Que los buenos saquen del poder a los malos puede quedar en intentos fallidos o, lo que es más notable, en victorias inútiles. Ha sucedido muchas veces en México, y hay que romper esa tradición.
Los corridos compensan a los rebeldes que terminaron mal (la celebridad parece darles una especie de victoria). Los que terminan bien parecen menos creíbles. O de-safiaron un poder que no era tan represivo, o aceptaron una componenda realista (si es que no pataleaban para llegar a eso). La tradición gloriosa es fracasar, como Cuauhtémoc: “único héroe a la altura del arte” –según López Velarde–.
El fracaso puede resultar aceptable y hasta deseable. Si el rebelde quiere sentirse la encarnación del bien contra el mal, y rechaza el realismo como corrupción; si el hijo desobediente quiere escucharse amagando a su padre; todo queda en un gesto. Complacido con su rebeldía (como si fuera un triunfo), su protagonismo no necesita más.
Los casos se repiten. Seis semanas después de llamar a la insurrección, Hidalgo encabeza un movimiento arrollador que llega hasta Cuajimalpa. Puede tomar la capital y consumar la Independencia, pero no lo hace. Prefiere seguir como insurgente, y la guerra se prolonga diez años. Un siglo después, Zapata y Villa toman la Ciudad de México. Posan para la foto en la silla presidencial. Pero no terminan la Revolución, sentándose a gobernar y demostrando lo que es un buen gobierno. Prefieren irse a continuar la balacera. Años después, los revolucionarios que no querían bajarse del caballo se quejaban: “La Revolución degeneró en gobierno”.

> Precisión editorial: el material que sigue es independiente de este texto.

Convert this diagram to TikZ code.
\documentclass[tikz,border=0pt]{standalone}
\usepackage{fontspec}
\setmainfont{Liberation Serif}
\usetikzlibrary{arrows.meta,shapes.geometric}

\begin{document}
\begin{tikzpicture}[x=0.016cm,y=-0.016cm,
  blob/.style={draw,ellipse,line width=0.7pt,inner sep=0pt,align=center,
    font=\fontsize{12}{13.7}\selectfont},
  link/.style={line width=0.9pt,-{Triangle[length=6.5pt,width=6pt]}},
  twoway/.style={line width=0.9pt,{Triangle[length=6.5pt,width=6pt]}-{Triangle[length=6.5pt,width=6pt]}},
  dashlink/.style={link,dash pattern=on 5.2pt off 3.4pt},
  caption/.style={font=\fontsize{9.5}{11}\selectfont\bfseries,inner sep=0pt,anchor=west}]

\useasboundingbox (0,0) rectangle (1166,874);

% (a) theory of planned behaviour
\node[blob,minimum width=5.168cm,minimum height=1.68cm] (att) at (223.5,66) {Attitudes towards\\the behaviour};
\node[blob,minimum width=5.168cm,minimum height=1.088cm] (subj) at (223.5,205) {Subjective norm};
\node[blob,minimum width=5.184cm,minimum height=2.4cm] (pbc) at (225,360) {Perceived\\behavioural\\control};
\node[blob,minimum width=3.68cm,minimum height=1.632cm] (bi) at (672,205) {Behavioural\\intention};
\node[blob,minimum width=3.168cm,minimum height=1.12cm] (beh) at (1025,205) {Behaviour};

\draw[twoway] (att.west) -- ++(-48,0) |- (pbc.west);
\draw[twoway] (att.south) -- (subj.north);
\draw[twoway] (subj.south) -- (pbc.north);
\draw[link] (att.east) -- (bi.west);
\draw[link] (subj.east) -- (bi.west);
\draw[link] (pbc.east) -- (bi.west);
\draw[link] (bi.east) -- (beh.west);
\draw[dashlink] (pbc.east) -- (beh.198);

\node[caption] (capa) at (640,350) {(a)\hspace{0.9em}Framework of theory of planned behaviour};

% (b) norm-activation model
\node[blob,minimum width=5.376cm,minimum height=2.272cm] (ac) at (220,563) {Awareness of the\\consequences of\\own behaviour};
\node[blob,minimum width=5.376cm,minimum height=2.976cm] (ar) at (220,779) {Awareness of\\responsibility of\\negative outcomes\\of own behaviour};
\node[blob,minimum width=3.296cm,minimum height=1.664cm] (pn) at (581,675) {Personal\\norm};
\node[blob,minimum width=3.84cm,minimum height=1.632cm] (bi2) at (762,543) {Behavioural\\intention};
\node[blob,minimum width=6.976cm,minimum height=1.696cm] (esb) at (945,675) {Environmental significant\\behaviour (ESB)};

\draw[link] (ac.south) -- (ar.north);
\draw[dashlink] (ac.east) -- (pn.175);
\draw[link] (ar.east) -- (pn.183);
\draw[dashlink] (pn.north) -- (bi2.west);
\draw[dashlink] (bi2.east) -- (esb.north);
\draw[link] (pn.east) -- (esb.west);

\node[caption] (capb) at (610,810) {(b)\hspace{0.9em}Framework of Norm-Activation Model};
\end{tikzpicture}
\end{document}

En 1994, Marcos produce un espectáculo que se convierte en atracción mundial. Con ese liderazgo, puede tomar el PRD y buscar la presidencia de la República. Pero no lo hace. Prefiere seguir en el espectáculo con su pasamontañas. En 2000, Fox y López Obrador toman democráticamente el poder. Pero, en vez de usarlo para gobernar admirablemente, lo usan para salir en televisión: para seguir en campaña. Y, cuando dejan de estar en el poder, ni se enteran: siguen en campaña.
Los españoles celebraban cada año la Conquista de México. Pero no el 18 de febrero, cuando Cortés (rebelándose al gobernador de Cuba) se embarca hacia México, en 1519; sino el 13 de agosto, cuando toma Tenochtitlán, en 1521. En cambio, nosotros celebramos la Independencia el 16 de septiembre y la Revolución el 20 de noviembre: cuando Hidalgo y Madero se rebelan, en 1810 y 1910. No el día de 1821 en que España acepta la Independencia y se retira, ni el día de 1911 en que Díaz acepta su derrota y se va.

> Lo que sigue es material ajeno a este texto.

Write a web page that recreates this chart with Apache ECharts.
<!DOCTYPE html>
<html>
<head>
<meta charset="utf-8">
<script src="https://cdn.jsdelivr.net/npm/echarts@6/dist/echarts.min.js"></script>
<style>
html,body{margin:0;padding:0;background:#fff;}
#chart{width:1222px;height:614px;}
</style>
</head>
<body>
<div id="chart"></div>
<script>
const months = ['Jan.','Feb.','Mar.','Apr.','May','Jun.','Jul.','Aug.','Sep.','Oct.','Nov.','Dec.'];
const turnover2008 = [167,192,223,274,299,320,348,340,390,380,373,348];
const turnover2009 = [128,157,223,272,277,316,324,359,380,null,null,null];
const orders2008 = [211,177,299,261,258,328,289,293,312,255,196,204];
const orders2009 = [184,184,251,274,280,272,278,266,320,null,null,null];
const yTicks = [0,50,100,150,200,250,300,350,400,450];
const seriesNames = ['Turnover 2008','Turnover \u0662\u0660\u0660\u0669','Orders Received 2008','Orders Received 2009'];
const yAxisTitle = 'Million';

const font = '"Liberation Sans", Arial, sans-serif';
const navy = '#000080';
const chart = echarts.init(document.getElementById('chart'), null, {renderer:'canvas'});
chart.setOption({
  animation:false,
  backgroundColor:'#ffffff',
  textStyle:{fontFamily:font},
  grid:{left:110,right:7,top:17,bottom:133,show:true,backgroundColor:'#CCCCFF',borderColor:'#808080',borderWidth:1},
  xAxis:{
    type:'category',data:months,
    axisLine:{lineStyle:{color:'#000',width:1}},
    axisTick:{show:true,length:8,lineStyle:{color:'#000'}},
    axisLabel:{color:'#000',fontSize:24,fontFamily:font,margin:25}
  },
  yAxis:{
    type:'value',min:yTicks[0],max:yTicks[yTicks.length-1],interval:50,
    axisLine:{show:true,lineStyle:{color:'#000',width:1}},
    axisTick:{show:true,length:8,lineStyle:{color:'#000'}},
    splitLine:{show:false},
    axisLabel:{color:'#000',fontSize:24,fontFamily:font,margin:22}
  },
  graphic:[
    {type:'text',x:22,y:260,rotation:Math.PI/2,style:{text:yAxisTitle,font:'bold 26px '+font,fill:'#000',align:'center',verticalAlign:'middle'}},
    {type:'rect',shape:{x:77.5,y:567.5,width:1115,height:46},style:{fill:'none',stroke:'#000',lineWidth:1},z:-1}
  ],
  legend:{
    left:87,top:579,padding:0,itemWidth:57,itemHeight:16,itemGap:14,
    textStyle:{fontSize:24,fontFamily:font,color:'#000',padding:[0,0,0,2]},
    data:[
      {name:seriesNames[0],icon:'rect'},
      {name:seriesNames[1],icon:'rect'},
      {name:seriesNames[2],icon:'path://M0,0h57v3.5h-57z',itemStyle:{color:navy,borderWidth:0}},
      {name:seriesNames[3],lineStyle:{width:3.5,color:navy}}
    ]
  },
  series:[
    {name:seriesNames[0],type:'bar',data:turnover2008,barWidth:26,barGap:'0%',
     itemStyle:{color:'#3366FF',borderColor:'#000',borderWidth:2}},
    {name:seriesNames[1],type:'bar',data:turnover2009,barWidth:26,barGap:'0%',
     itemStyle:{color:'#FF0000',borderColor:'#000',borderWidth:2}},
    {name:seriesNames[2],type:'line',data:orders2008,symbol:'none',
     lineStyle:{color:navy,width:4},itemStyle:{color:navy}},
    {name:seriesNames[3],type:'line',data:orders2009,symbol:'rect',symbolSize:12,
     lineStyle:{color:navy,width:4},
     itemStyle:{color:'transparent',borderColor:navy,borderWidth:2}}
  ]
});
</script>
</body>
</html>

Hasta en los ascensos administrativos, hay algo semejante. Llegar a una posición más alta parece un éxito por el simple nombramiento. Pero lograr ese poder no sirve para ejercerlo bien. Sirve para continuar la pelea por puestos todavía más altos, aprovechando los recursos de la posición alcanzada.
Desde su fundación, el PAN y el PRD se rebelaron pacíficamente contra el sistema monocrático. El poder estaba organizado como un sistema repartidor de queso, para todos los que negociaran su capacidad de pataleo. Con el triunfo de la oposición, el poder supremo se fragmentó en tres partidos, tres poderes federales, los gobiernos estatales, una serie de órganos autónomos, los narcos y otros poderes; todos en la rebatinga sin control, porque ya no hay Supremo Arbitro. Y el queso se ha multiplicado para todos los que puedan meter la mano
democráticamente.
Tanto el PAN como el PRD han adquirido los malos hábitos de estar en el poder, sin abandonar los malos hábitos de estar en la oposición. Ha sido patético que el PAN se haya pasado siete años como opositor a un presidente panista, como si continuara negociando con una monocracia. También es patético que el PRD, cuando tiene más poder legislativo que nunca (y el poder legislativo pesa más que nunca), en vez de sentarse a gobernar, tome las calles para seguir en la oposición y llorar por la presidencia que perdió, aunque la presidencia ya no tiene poderes que pasaron al legislativo,
precisamente.
Los antiguos partidos de oposición están tardando mucho en aceptar que ya llegaron al poder, y que eso implica responsabilidades: gobernar bien. Han olvidado que llegaron porque los ciudadanos se cansaron de los malos gobiernos y esperaban un gobierno mejor. Junto con el PRI, juegan a la oposición de todos contra todos, que es una pequeñez.
Y, sin embargo, el poder monolítico era peor. La fragmentación de las cúpulas abre oportunidades de hacer las cosas bien, como se ha visto cuando algunos fragmentos responden responsablemente a las demandas de un gobierno mejor.